Example 3: Potassium (K)

Potassium has 19 electrons. Using the Aufbau principle, we fill the orbitals: 1s², 2s², 2p⁶, 3s², 3p⁶, 4s¹. Notice that the 4s orbital fills before the 3d orbital. So, the electron configuration of potassium is 1s² 2s² 2p⁶ 3s² 3p⁶ 4s¹. We can also write this in shorthand as [Ar] 4s¹. Potassium has one valence electron in its 4s orbital, making it highly reactive and prone to losing that electron to form a +1 ion. This electron configuration explains why potassium is an alkali metal and shares similar chemical properties with other elements in Group 1 of the periodic table. The single valence electron is easily removed, leading to the formation of ionic compounds with elements like chlorine and oxygen.

Conclusion

The Aufbau principle is a fundamental concept in chemistry that helps us understand how electrons are arranged within atoms.
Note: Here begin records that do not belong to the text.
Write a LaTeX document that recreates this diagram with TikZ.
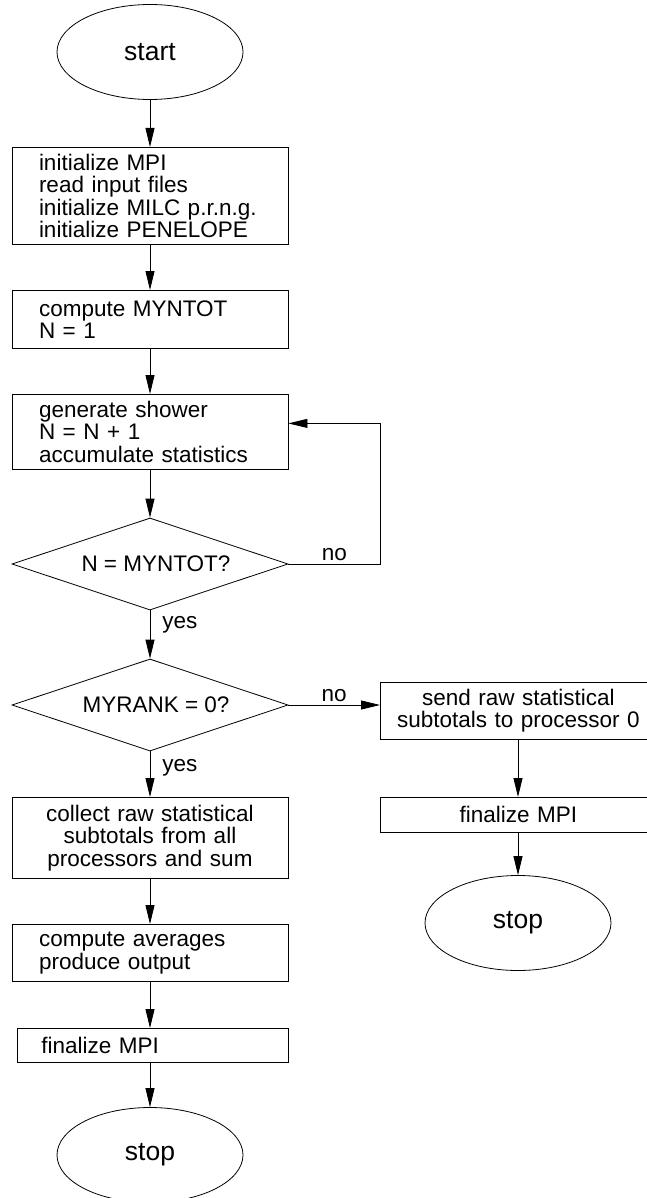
\documentclass[tikz,border=0pt]{standalone}
\usepackage{fontspec}
\setmainfont{Liberation Sans}
\usetikzlibrary{arrows.meta,shapes.geometric}

\begin{document}
\begin{tikzpicture}[->,>={Triangle[length=19pt,width=9pt]},x=1pt,y=-1pt,
  line width=0.8pt,
  term node/.style={ellipse,draw,minimum width=186pt,minimum height=95pt,
    inner sep=0pt,font=\fontsize{26.5}{28}\selectfont},
  task node/.style={rectangle,draw,text width=222pt,inner xsep=27pt,
    inner ysep=0pt,align=left,font=\fontsize{22.5}{22.5}\selectfont},
  test node/.style={diamond,draw,minimum width=276pt,minimum height=92pt,
    inner sep=0pt,shape aspect=3,font=\fontsize{22.5}{22.5}\selectfont},
  label node/.style={font=\fontsize{22.5}{22.5}\selectfont,inner sep=3pt}]

  \useasboundingbox (0,0) rectangle (647,1198);
  \clip (0,0) rectangle (647,1198);

  % main column
  \node[term node] (start) at (150,52) {start};
  \node[task node,anchor=north,minimum height=97pt] (init) at (150,147)
    {initialize MPI\\ read input files\\ initialize MILC p.r.n.g.\\ initialize PENELOPE};
  \node[task node,anchor=north,minimum height=58pt] (ntot) at (150,290)
    {compute MYNTOT\\ N = 1};
  \node[task node,anchor=north,minimum height=75pt] (shower) at (150,394)
    {generate shower\\ N = N + 1\\ accumulate statistics};
  \node[test node] (done) at (150,564) {\hspace*{12pt}N = MYNTOT?};
  \node[test node] (rank) at (150,705) {\hspace*{12pt}MYRANK = 0?};
  \node[task node,anchor=north,minimum height=81pt,align=center] (collect) at (150,797)
    {collect raw statistical\\ subtotals from all\\ processors and sum};
  \node[task node,anchor=north,minimum height=57pt] (output) at (150,924)
    {compute averages\\ produce output};
  \node[task node,anchor=north west,text width=223pt,inner xsep=24pt,
    minimum height=34pt] (finL) at (17,1028) {finalize MPI};
  \node[term node] (stopL) at (150,1155) {stop};

  % other ranks
  \node[task node,anchor=north west,text width=250pt,inner xsep=13pt,
    align=center,minimum height=57pt] (send) at (380,682)
    {send raw statistical\\ subtotals to processor 0};
  \node[task node,anchor=north west,text width=250pt,inner xsep=13pt,
    align=center,minimum height=35pt] (finR) at (380,797) {finalize MPI};
  \node[term node] (stopR) at (518,923) {stop};

  \path
    (start) edge (init)
    (init) edge (ntot)
    (ntot) edge (shower)
    (shower) edge (done)
    (done) edge node[label node,right=9pt,pos=0.3] {yes} (rank)
    (rank) edge node[label node,right=9pt,pos=0.35] {yes} (collect)
    (collect) edge (output)
    (output) edge (finL.north -| output.south)
    (finL.south -| stopL.north) edge (stopL)
    (rank.east) edge node[label node,above] {no} (rank.east -| send.west)
    (send.south -| stopR.north) edge (finR.north -| stopR.north)
    (finR.south -| stopR.north) edge (stopR);

  % loop back
  \draw (done.east) -- node[label node,above] {no} ++(92,0)
    |- ([yshift=8.5pt]shower.east);

\end{tikzpicture}
\end{document}
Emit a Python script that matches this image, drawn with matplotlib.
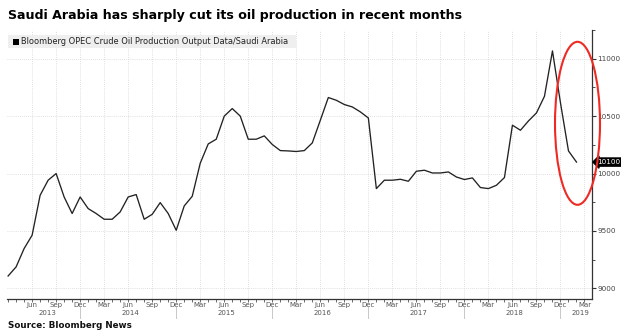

By following the filling order and considering exceptions, we can predict the electron configurations of elements and gain insights into their chemical properties. So, next time you're wondering why an element behaves a certain way, remember the Aufbau principle and the power of electron configurations! Keep practicing, and you'll be an electron configuration expert in no time! Happy chemistry-ing, guys!